Great Expectations?
- David Caballero

- 7 sept 2020
- 4 Min. de lectura
As I struggle to adjust to this new stage in my life, I’m finding myself thinking, or perhaps overthinking about expectations. Everyone has them, both for themselves and for others. Expectations define a lot of the paths we choose in life. They define what school we go to, what career we study, what job we take. And let’s not even talk about relationships. We never start one without expecting anything less that everything.
In Dickens’ seminal novel, the expectations refer to “a legacy to come”, meaning money. Wealth and the opportunities it seemingly grants are a central theme in the novel. However, and as protagonist Pip soon learns, riches do not a gentleman make. And not even all the money in the world can fulfill our greatest expectations.
But the expectations in the novel go beyond the monetary. Pip longs for Estella, who in turn longs for nothing but revenge. They have both been put on a path that neither fully understands, yet are expected to follow. And the more they venture into the path, the more they realize just how utterly unprepared they are for it. Everything they expected would happen fails to materialize, leaving them no different than when they began.
This could be life in a nutshell. Isn’t this true for all of us?

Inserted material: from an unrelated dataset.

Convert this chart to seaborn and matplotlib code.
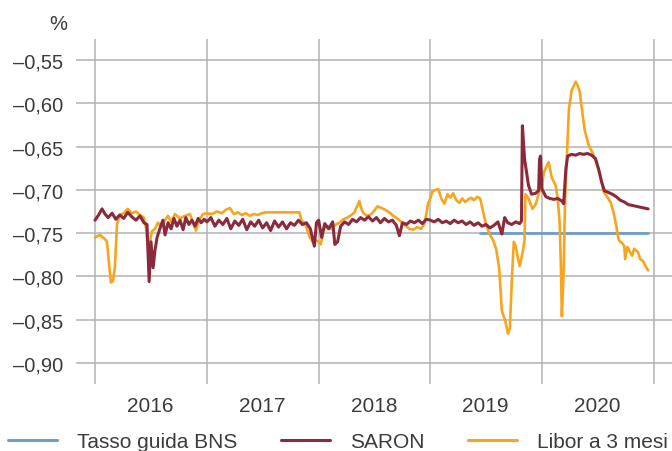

How many of us start a new class, a new relationship, a new job expecting for everything, only to discover our minds have once again set the bar too high for our realities? Are expectations secretly the enemy that’s working against us, preventing us from truly embracing the challenges of life? And if they truly our enemies, can we ever overcome them?
Perhaps expectations aren’t the problem, but rather us and our own misinterpretation of them. Like Pip and Estella, perhaps we’re just misreading the signs. Maybe what we expect isn’t what we should be expecting. Maybe we should let go of our own preconceived notions of what we want and start focusing what we need.
All of us have, at one point or another, dreamed of having it all: a great job, a wonderful apartment, a loving family life and a passionate relationship. And in our minds, we have painted a picture of how that should look like. Where the apartment should be, how our lover should look. Are we setting ourselves for failure by painting an image that’s impossible to achieve? Maybe, in order to truly have it all we need to let go of how we think it should look like, and accept it for how it actually does.
That begs the question: should we actually lower our expectations? Is that the real meaning of maturity or is it just settling? With the line so blurry between the two, it’s hard to be comfortable with a decision in this matter. But unless we’re strong enough to really be at peace with our decision, is the path of least resistance really the best one?
The original ending of the novel was much more bittersweet: a still single Pip briefly sees Estella in London, remarried. Seeing her somewhat softened, perhaps even kinder, gives Pip a sense of peace and closure, even though he admits the two will never end together. Here, eleven years later, Pip has finally let go of his expectation and come to admit the hand life has dealt him. An unhappy outcome for all terms and purposes, but a consistent one.
However, and at the urge of several of his friends, Dickens revised the ending into the one that we all know. Pip and Estella reunite at the ruins of Satis house, the place that saw the birth of their connection. The novel ends with the vague suggestion that the two will indeed end up together, even if we, the reader, don’t get to see it.
This is the sort of ending, we’ve come to expect: a happy, traditional one, albeit inconsistent with everything we’ve read so far. And despite our knowledge that the original ending makes more sense and might be what happens in real life, we’re content to accept the second one, because it fits with out picture-perfect view of how things should end.
What can we learn from both versions of Pip’s conclusion? In the first one, he grows, develops and comes to accept things for how they are. He gives into his reality and comes out on the other end of a dark path, victorious but without Estella. In the second one, Pip’s hope proves triumphant as he sees his expectations come to pass. His patience is rewarded and our reading experience, fulfilled, even if the ending doesn’t feel quite right.
Expectations, then, are a friendly foe that we need to survive in life. Sure, they can be treacherous and deceiving, but they also keep us guessing, fighting. We, like Pip, need a light at the end of the tunnel to keep us from giving up midway. And whether that light is our great expectations, or some somewhat more achievable ones, it’s still something to look forward to.